Her feedback compositions are the subject of her 2009 album, “Amplifications”, using only the sounds of her voice and speaker instruments. With influences ranging from post-rock and jazz to ambient and noise genres, her music combines a classical approach to composition with an appreciation for the art of melody and song. Music from the album formed the basis for a series of performances around the USA, including The Stone, Gray Area Foundation for the Arts, Galapagos Art Space, Wellesley College and Crane Arts.

In addition to her solo work, Lesley Flanigan also performs as a member of Bioluminescence, a collaboration with video artist and composer R. Luke DuBois. Exploring the modality of human voice, DuBois records and rearranges Flanigan’s voice and image in real time to shape an immersive environment of video and sound. She has wielded a soldering iron as a guest performer in the circuit constructing noise group, the Loud Objects. She continues to sing in the contemporary music scene, recently as a soprano in Tristan Perich’s “Lit”.

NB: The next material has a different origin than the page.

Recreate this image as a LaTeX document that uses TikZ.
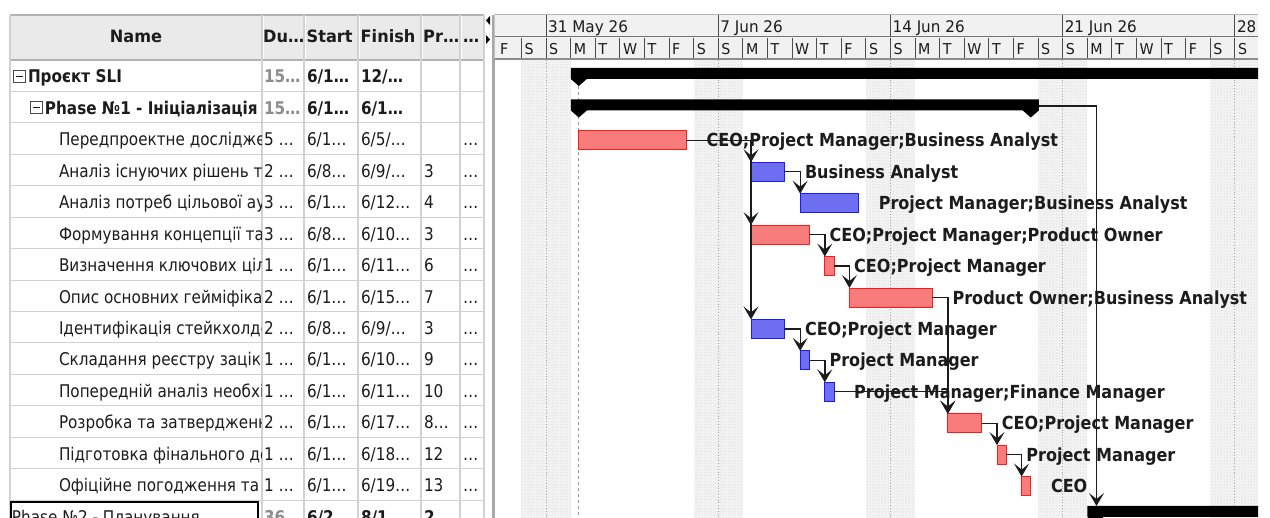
\documentclass[tikz,border=0pt]{standalone}
\usepackage{fontspec}
\setmainfont{DejaVu Sans}[FakeStretch=0.87]
\newfontfamily\hdrfont{DejaVu Sans}[FakeStretch=0.95]
\newfontfamily\resfont{DejaVu Sans}[FakeStretch=0.89]
\usetikzlibrary{arrows.meta,patterns}

\definecolor{gridline}{HTML}{D2D2D2}
\definecolor{headbg}{HTML}{EAEAEA}
\definecolor{ganttbg}{HTML}{F1F1F1}
\definecolor{weekend}{HTML}{F3F3F3}
\definecolor{barred}{HTML}{F97C7C}
\definecolor{barredline}{HTML}{FF1A1A}
\definecolor{barblue}{HTML}{6E6EF2}
\definecolor{barblueline}{HTML}{1A1AFF}
\definecolor{dimtext}{HTML}{8C8C8C}
\definecolor{ink}{HTML}{1C1C1C}
\definecolor{splitter}{HTML}{A8A8A8}

% x position of day d (d=0 is Mon 1 Jun) at hour h
\newcommand\dayx[2]{570.6+24.6*(#1+#2/24)}

% one row of the task table
\newcommand\tablerow[8]{%
  \pgfmathsetmacro\yb{60+#1*31.43+23}
  \begin{scope}
    \clip (10,\yb-25) rectangle (261,\yb+8);
    \node[cellt] (name#1) at (#2,\yb) {#3};
  \end{scope}
  \node[cellt] (du#1) at (264,\yb) {#4};
  \node[cellt] (st#1) at (307,\yb) {#5};
  \node[cellt] (fi#1) at (361,\yb) {#6};
  \node[cellt] (pr#1) at (424,\yb) {#7};
  \node[cellt] (mo#1) at (463,\yb) {#8};
}

% collapse box in the name column
\newcommand\minusbox[3]{%
  \node[draw=ink!80, line width=1pt, minimum size=12pt, inner sep=0pt] (#1) at (#2,#3) {};
  \draw[ink, line width=1pt] ([xshift=3pt]#1.west) -- ([xshift=-3pt]#1.east);
}

% task bar: name, row, x start, x end, style
\newcommand\taskbar[5]{%
  \pgfmathsetmacro\yt{60+#2*31.43+8}
  \pgfmathsetmacro\bw{#4-#3}
  \node[#5, minimum width=\bw pt, anchor=north west] (#1) at (#3,\yt) {};
}

% summary bar with pointed ends: top y, start x, end x
\newcommand\summarybar[3]{%
  \fill[black] (#2-8,#1) -- (#3+8,#1) -- (#3+8,#1+11) -- (#3,#1+18) -- (#3-8,#1+11)
    -- (#2+8,#1+11) -- (#2,#1+18) -- (#2-8,#1+11) -- cycle;
}

\begin{document}
\begin{tikzpicture}[x=1pt,y=-1pt,
  cellt/.style={anchor=base west, inner sep=0pt, outer sep=0pt, text=ink,
    font=\fontsize{17.5}{19}\selectfont},
  hdrt/.style={anchor=base west, inner sep=0pt, text=ink,
    font=\hdrfont\bfseries\fontsize{17}{19}\selectfont},
  scalet/.style={anchor=base west, inner sep=0pt, text=ink,
    font=\hdrfont\fontsize{16}{18}\selectfont},
  resl/.style={anchor=base west, inner sep=0pt, text=ink,
    font=\resfont\bfseries\fontsize{18}{20}\selectfont},
  redbar/.style={draw=barredline, fill=barred, line width=1pt, inner sep=0pt,
    outer sep=0pt, minimum height=19pt},
  bluebar/.style={draw=barblueline, fill=barblue, line width=1pt, inner sep=0pt,
    outer sep=0pt, minimum height=19pt},
  depline/.style={draw=ink, line width=1.4pt,
    -{Stealth[length=13pt,width=15pt,inset=6pt]}},
  weekline/.style={draw=black!35, line width=0.8pt, dotted},
]
\useasboundingbox (0,0) rectangle (1270,518);
\clip (0,0) rectangle (1270,518);
\fill[white] (0,0) rectangle (1270,518);

% ---------------- table ----------------
\fill[headbg] (10,15) rectangle (484,60);
\foreach \r in {1,...,15}
  \draw[gridline, line width=1pt] (10,{60+\r*31.43}) -- (484,{60+\r*31.43});
\draw[black!30, line width=1.2pt] (10,15) -- (484,15);
\draw[black!30, line width=1.2pt] (10,60) -- (484,60);
\foreach \cx in {10,262,304,358,421,460,484}
  \draw[gridline, line width=1.2pt] (\cx,15) -- (\cx,518);
\foreach \cx in {263.5,305.5,359.5,422.5,461.5}
  \draw[white, line width=0.8pt] (\cx,16) -- (\cx,59);

\node[hdrt, anchor=base] (hname) at (136,43) {Name};
\node[hdrt] (hdu) at (263,43) {Du…};
\node[hdrt] (hst) at (306.5,43) {Start};
\node[hdrt] (hfi) at (360.5,43) {Finish};
\node[hdrt] (hpr) at (423,43) {Pr…};
\node[hdrt] (hmo) at (463,43) {…};

\minusbox{box0}{19.5}{76.5}
\minusbox{box1}{36.5}{108}
\tablerow{0}{28}{\bfseries Проєкт SLI}{\bfseries\color{dimtext}15…}{\bfseries 6/1…}{\bfseries 12/…}{}{}
\tablerow{1}{45}{\bfseries Phase №1 - Ініціалізація}{\bfseries\color{dimtext}15…}{\bfseries 6/1…}{\bfseries 6/1…}{}{}
\tablerow{2}{59}{Передпроектне дослідження}{5 …}{6/1…}{6/5/…}{}{…}
\tablerow{3}{59}{Аналіз існуючих рішень та}{2 …}{6/8…}{6/9/…}{3}{…}
\tablerow{4}{59}{Аналіз потреб цільової ауд}{3 …}{6/1…}{6/12…}{4}{…}
\tablerow{5}{59}{Формування концепції та}{3 …}{6/8…}{6/10…}{3}{…}
\tablerow{6}{59}{Визначення ключових цілей}{1 …}{6/1…}{6/11…}{6}{…}
\tablerow{7}{59}{Опис основних геймiфікацій}{2 …}{6/1…}{6/15…}{7}{…}
\tablerow{8}{59}{Ідентифікація стейкхолдерів}{2 …}{6/8…}{6/9/…}{3}{…}
\tablerow{9}{59}{Складання реєстру зацікав}{1 …}{6/1…}{6/10…}{9}{…}
\tablerow{10}{59}{Попередній аналіз необхідн}{1 …}{6/1…}{6/11…}{10}{…}
\tablerow{11}{59}{Розробка та затвердження}{2 …}{6/1…}{6/17…}{8…}{…}
\tablerow{12}{59}{Підготовка фінального док}{1 …}{6/1…}{6/18…}{12}{…}
\tablerow{13}{59}{Офіційне погодження та}{1 …}{6/1…}{6/19…}{13}{…}
\tablerow{14}{12}{Phase №2 - Планування}{\bfseries\color{dimtext}36…}{\bfseries 6/2…}{\bfseries 8/1…}{\bfseries 2}{}
\draw[black, line width=1.3pt] (11,502) rectangle (258,525);

% ---------------- splitter ----------------
\draw[splitter, line width=3pt] (493,15) -- (493,518);
\fill[black] (490,16) -- (490,25) -- (486,20.5) -- cycle;
\fill[black] (486,35) -- (486,44) -- (490,39.5) -- cycle;

% ---------------- gantt ----------------
\begin{scope}
\clip (494.5,14) rectangle (1258,518);
\fill[ganttbg] (494,15) rectangle (1258,59);
% weekends
\foreach \d in {-2,5,12,19,26}{
  \fill[weekend] ({\dayx{\d}{0}},60) rectangle ({\dayx{\d+2}{0}},518);
  \fill[pattern=dots, pattern color=black!22] ({\dayx{\d}{0}},60) rectangle ({\dayx{\d+2}{0}},518);
}
\foreach \d in {-1,6,13,20,27}
  \draw[weekline] ({\dayx{\d}{0}},60) -- ({\dayx{\d}{0}},518);
% project start line
\draw[black!40, line width=1pt, dash pattern=on 3pt off 3pt] ({\dayx{0}{8}},86) -- ({\dayx{0}{8}},518);

% timescale
\draw[black!55, line width=1pt] (494,37) -- (1258,37);
\draw[black!45, line width=2pt] (494,59) -- (1258,59);
\draw[black!30, line width=1pt] (494,15) -- (1258,15);
\foreach \d/\t [count=\k] in {-1/31 May 26,6/7 Jun 26,13/14 Jun 26,20/21 Jun 26,27/28 Jun 26}{
  \draw[black!70, line width=1pt] ({\dayx{\d}{0}},15) -- ({\dayx{\d}{0}},37);
  \node[scalet] (wk\k) at ({\dayx{\d}{0}+2},33) {\t};
}
\foreach \L [count=\i from -3] in {F,S,S,M,T,W,T,F,S,S,M,T,W,T,F,S,S,M,T,W,T,F,S,S,M,T,W,T,F,S,S}{
  \ifnum\i>-3 \draw[black!70, line width=1pt] ({\dayx{\i}{0}},38) -- ({\dayx{\i}{0}},58); \fi
  \node[scalet, font=\hdrfont\fontsize{15}{17}\selectfont] (day\i) at ({\dayx{\i}{0}+3},55) {\L};
}

% summary bars
\summarybar{68}{578.8}{1500}
\summarybar{99.5}{578.8}{1030.8}
\summarybar{506}{1095.4}{1600}
\coordinate (p1end) at (1039,106);
\coordinate (p2in) at (1096.5,506);

% task bars
\taskbar{t1}{2}{578.8}{686.4}{redbar}
\taskbar{t2}{3}{751.0}{784.8}{bluebar}
\taskbar{t3}{4}{800.2}{858.6}{bluebar}
\taskbar{t4}{5}{751.0}{809.4}{redbar}
\taskbar{t5}{6}{824.8}{834.0}{redbar}
\taskbar{t6}{7}{849.4}{932.4}{redbar}
\taskbar{t7}{8}{751.0}{784.8}{bluebar}
\taskbar{t8}{9}{800.2}{809.4}{bluebar}
\taskbar{t9}{10}{824.8}{834.0}{bluebar}
\taskbar{t10}{11}{947.8}{981.6}{redbar}
\taskbar{t11}{12}{997.0}{1006.2}{redbar}
\taskbar{t12}{13}{1021.6}{1030.8}{redbar}

% dependencies
\draw[depline] (t1.east) -| (t2.north west);
\draw[depline] (t1.east) -| (t4.north west);
\draw[depline] (t1.east) -| (t7.north west);
\draw[depline] (t2.east) -| (t3.north west);
\draw[depline] (t4.east) -| (t5.north west);
\draw[depline] (t5.east) -| (t6.north west);
\draw[depline] (t6.east) -| (t10.north west);
\draw[depline] (t7.east) -| (t8.north west);
\draw[depline] (t8.east) -| (t9.north west);
\draw[depline] (t9.east) -| (t10.north west);
\draw[depline] (t10.east) -| (t11.north west);
\draw[depline] (t11.east) -| (t12.north west);
\draw[depline] (p1end) -| (p2in);

% resource labels
\foreach \t/\s in {t1/CEO;Project Manager;Business Analyst,
                   t2/Business Analyst,
                   t3/Project Manager;Business Analyst,
                   t4/CEO;Project Manager;Product Owner,
                   t5/CEO;Project Manager,
                   t6/Product Owner;Business Analyst,
                   t7/CEO;Project Manager,
                   t8/Project Manager,
                   t9/Project Manager;Finance Manager,
                   t10/CEO;Project Manager,
                   t11/Project Manager,
                   t12/CEO}
  \node[resl] (res\t) at ([xshift=20pt,yshift=-6.5pt]\t.east) {\s};
\end{scope}
\end{tikzpicture}
\end{document}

Her work has been presented in numerous venues, festivals, and art spaces including the Solomon R. Guggenheim Museum (New York), Issue Project Room (Brooklyn), Sonar (’10 Barcelona), Transitio_MX (’09, Mexico City), NIME (’08 Genoa; ’09 Pittsburgh), ICMC (’07, Copenhagen), and Bent (’08 Los Angeles; ’09 New York). Her art has been exhibited at the ISEA conference in Singapore, Busan International Design Festival in South Korea, Ringling College’s Selby Gallery and MCLA’s Gallery 51. She has spoken about her work and given workshops at universities, art foundations, and hacker spaces around the country including Harvestworks, Dorkbot NYC, Art Institute of Chicago, Wellesley College and Noisebridge.

Lesley Flanigan studied sculpture at the Ringling College of Art and Design, and received a masters in media technology from the Interactive Telecommunications Program (ITP) at New York University.